** START STORED DATA **

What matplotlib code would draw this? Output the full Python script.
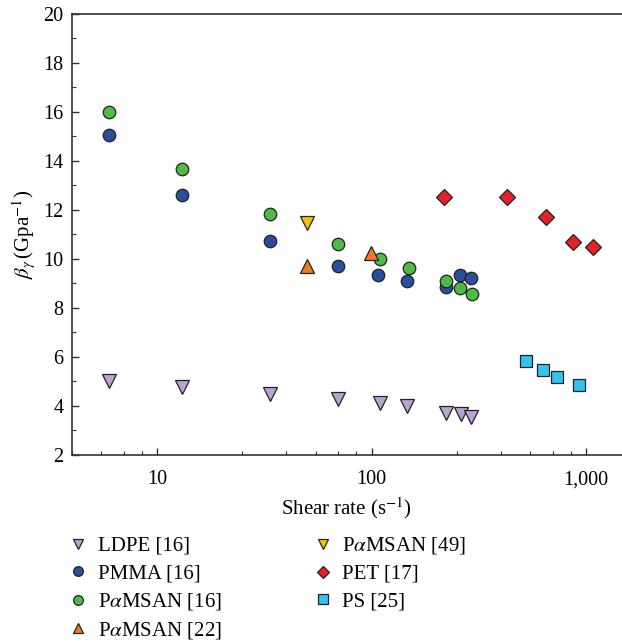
import numpy as np
import matplotlib
matplotlib.use("Agg")
import matplotlib.pyplot as plt
from matplotlib.lines import Line2D
from matplotlib.ticker import FixedLocator, FuncFormatter, NullFormatter

plt.rcParams['font.family'] = ['Liberation Serif', 'DejaVu Serif']
plt.rcParams['mathtext.fontset'] = 'stix'

# data
ldpe_x = [6.0, 13.0, 33.7, 70, 109, 147, 222, 260, 291]
ldpe_y = [5.03, 4.79, 4.49, 4.29, 4.11, 4.01, 3.70, 3.67, 3.56]

pmma_x = [6.0, 13.0, 33.7, 70, 107, 146, 222, 259, 291]
pmma_y = [15.05, 12.62, 10.72, 9.73, 9.33, 9.11, 8.84, 9.36, 9.21]

pamsan16_x = [6.0, 13.0, 33.7, 70, 109, 149, 222, 259, 293]
pamsan16_y = [16.0, 13.66, 11.82, 10.61, 10.01, 9.63, 9.10, 8.80, 8.58]

pamsan22_x = [50, 99]
pamsan22_y = [9.73, 10.26]

pamsan49_x = [50]
pamsan49_y = [11.46]

pet_x = [218, 426, 651, 871, 1082]
pet_y = [12.53, 12.53, 11.71, 10.68, 10.48]

ps_x = [526, 627, 731, 927]
ps_y = [5.82, 5.46, 5.18, 4.84]

series = [
    ("LDPE [16]", ldpe_x, ldpe_y, "v", "#b9a3d3", 10, 7.5),
    ("PMMA [16]", pmma_x, pmma_y, "o", "#2a4d9e", 9, 7),
    (r"P$\alpha$MSAN [16]", pamsan16_x, pamsan16_y, "o", "#4dbb45", 9, 7),
    (r"P$\alpha$MSAN [22]", pamsan22_x, pamsan22_y, "^", "#f07a20", 10, 7.5),
    (r"P$\alpha$MSAN [49]", pamsan49_x, pamsan49_y, "v", "#f6c200", 10, 7.5),
    ("PET [17]", pet_x, pet_y, "D", "#e8202a", 8, 6),
    ("PS [25]", ps_x, ps_y, "s", "#33c3f0", 8, 6.5),
]

fig = plt.figure(figsize=(6.22, 6.42), dpi=100)
ax = fig.add_axes([0.1153, 0.2913, 0.8847, 0.6869])

handles = []
for label, xs, ys, mk, col, ms, lms in series:
    ax.plot(xs, ys, linestyle="none", marker=mk, markersize=ms,
            markerfacecolor=col, markeredgecolor="#222222",
            markeredgewidth=0.9)
    handles.append(Line2D([], [], linestyle="none", marker=mk, markersize=lms,
                          markerfacecolor=col, markeredgecolor="#222222",
                          markeredgewidth=0.9, label=label))

ax.set_xscale("log")
ax.set_xlim(4.0, 1470)
ax.set_ylim(2, 20)

ax.xaxis.set_major_locator(FixedLocator([10, 100, 1000]))
ax.xaxis.set_major_formatter(FuncFormatter(lambda v, p: f"{int(v):,}"))
minor = [d * (1 + 1.5 * k) for d in [1, 10, 100] for k in range(1, 6)]
ax.xaxis.set_minor_locator(FixedLocator(minor))
ax.xaxis.set_minor_formatter(NullFormatter())

ax.set_yticks(np.arange(2, 21, 2))
ax.set_yticks(np.arange(3, 20, 2), minor=True)

ax.tick_params(which="both", direction="in", labelsize=14.5, color="#333333")
ax.tick_params(which="major", length=5, width=1)
ax.tick_params(which="minor", length=3, width=0.8)
ax.tick_params(axis="x", pad=11)
ax.tick_params(axis="y", pad=6)
ax.spines["right"].set_visible(False)
for s in ["left", "bottom", "top"]:
    ax.spines[s].set_linewidth(1.2)
    ax.spines[s].set_color("#333333")

ax.set_xlabel(r"Shear rate (s$^{-1}$)", fontsize=15, labelpad=4)
ax.set_ylabel(r"$\beta_{\gamma}\,$(Gpa$^{-1}$)", fontsize=15, labelpad=4)

fig.legend(handles=handles, loc="upper left", bbox_to_anchor=(0.109, 0.166),
           ncol=2, frameon=False, fontsize=15, borderpad=0,
           handlelength=1.0, handletextpad=0.43, columnspacing=4.35,
           labelspacing=0.38, borderaxespad=0)

fig.savefig("out.png", dpi=100)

** END STORED DATA **

• **TASK INSTRUCTIONS**:
Reproduce every line above as written, skipping pictures.

• **ANSWER TO THIS TASK**:
What matplotlib code would draw this? Output the full Python script.
import numpy as np
import matplotlib
matplotlib.use("Agg")
import matplotlib.pyplot as plt
from matplotlib.lines import Line2D
from matplotlib.ticker import FixedLocator, FuncFormatter, NullFormatter

plt.rcParams['font.family'] = ['Liberation Serif', 'DejaVu Serif']
plt.rcParams['mathtext.fontset'] = 'stix'

# data
ldpe_x = [6.0, 13.0, 33.7, 70, 109, 147, 222, 260, 291]
ldpe_y = [5.03, 4.79, 4.49, 4.29, 4.11, 4.01, 3.70, 3.67, 3.56]

pmma_x = [6.0, 13.0, 33.7, 70, 107, 146, 222, 259, 291]
pmma_y = [15.05, 12.62, 10.72, 9.73, 9.33, 9.11, 8.84, 9.36, 9.21]

pamsan16_x = [6.0, 13.0, 33.7, 70, 109, 149, 222, 259, 293]
pamsan16_y = [16.0, 13.66, 11.82, 10.61, 10.01, 9.63, 9.10, 8.80, 8.58]

pamsan22_x = [50, 99]
pamsan22_y = [9.73, 10.26]

pamsan49_x = [50]
pamsan49_y = [11.46]

pet_x = [218, 426, 651, 871, 1082]
pet_y = [12.53, 12.53, 11.71, 10.68, 10.48]

ps_x = [526, 627, 731, 927]
ps_y = [5.82, 5.46, 5.18, 4.84]

series = [
    ("LDPE [16]", ldpe_x, ldpe_y, "v", "#b9a3d3", 10, 7.5),
    ("PMMA [16]", pmma_x, pmma_y, "o", "#2a4d9e", 9, 7),
    (r"P$\alpha$MSAN [16]", pamsan16_x, pamsan16_y, "o", "#4dbb45", 9, 7),
    (r"P$\alpha$MSAN [22]", pamsan22_x, pamsan22_y, "^", "#f07a20", 10, 7.5),
    (r"P$\alpha$MSAN [49]", pamsan49_x, pamsan49_y, "v", "#f6c200", 10, 7.5),
    ("PET [17]", pet_x, pet_y, "D", "#e8202a", 8, 6),
    ("PS [25]", ps_x, ps_y, "s", "#33c3f0", 8, 6.5),
]

fig = plt.figure(figsize=(6.22, 6.42), dpi=100)
ax = fig.add_axes([0.1153, 0.2913, 0.8847, 0.6869])

handles = []
for label, xs, ys, mk, col, ms, lms in series:
    ax.plot(xs, ys, linestyle="none", marker=mk, markersize=ms,
            markerfacecolor=col, markeredgecolor="#222222",
            markeredgewidth=0.9)
    handles.append(Line2D([], [], linestyle="none", marker=mk, markersize=lms,
                          markerfacecolor=col, markeredgecolor="#222222",
                          markeredgewidth=0.9, label=label))

ax.set_xscale("log")
ax.set_xlim(4.0, 1470)
ax.set_ylim(2, 20)

ax.xaxis.set_major_locator(FixedLocator([10, 100, 1000]))
ax.xaxis.set_major_formatter(FuncFormatter(lambda v, p: f"{int(v):,}"))
minor = [d * (1 + 1.5 * k) for d in [1, 10, 100] for k in range(1, 6)]
ax.xaxis.set_minor_locator(FixedLocator(minor))
ax.xaxis.set_minor_formatter(NullFormatter())

ax.set_yticks(np.arange(2, 21, 2))
ax.set_yticks(np.arange(3, 20, 2), minor=True)

ax.tick_params(which="both", direction="in", labelsize=14.5, color="#333333")
ax.tick_params(which="major", length=5, width=1)
ax.tick_params(which="minor", length=3, width=0.8)
ax.tick_params(axis="x", pad=11)
ax.tick_params(axis="y", pad=6)
ax.spines["right"].set_visible(False)
for s in ["left", "bottom", "top"]:
    ax.spines[s].set_linewidth(1.2)
    ax.spines[s].set_color("#333333")

ax.set_xlabel(r"Shear rate (s$^{-1}$)", fontsize=15, labelpad=4)
ax.set_ylabel(r"$\beta_{\gamma}\,$(Gpa$^{-1}$)", fontsize=15, labelpad=4)

fig.legend(handles=handles, loc="upper left", bbox_to_anchor=(0.109, 0.166),
           ncol=2, frameon=False, fontsize=15, borderpad=0,
           handlelength=1.0, handletextpad=0.43, columnspacing=4.35,
           labelspacing=0.38, borderaxespad=0)

fig.savefig("out.png", dpi=100)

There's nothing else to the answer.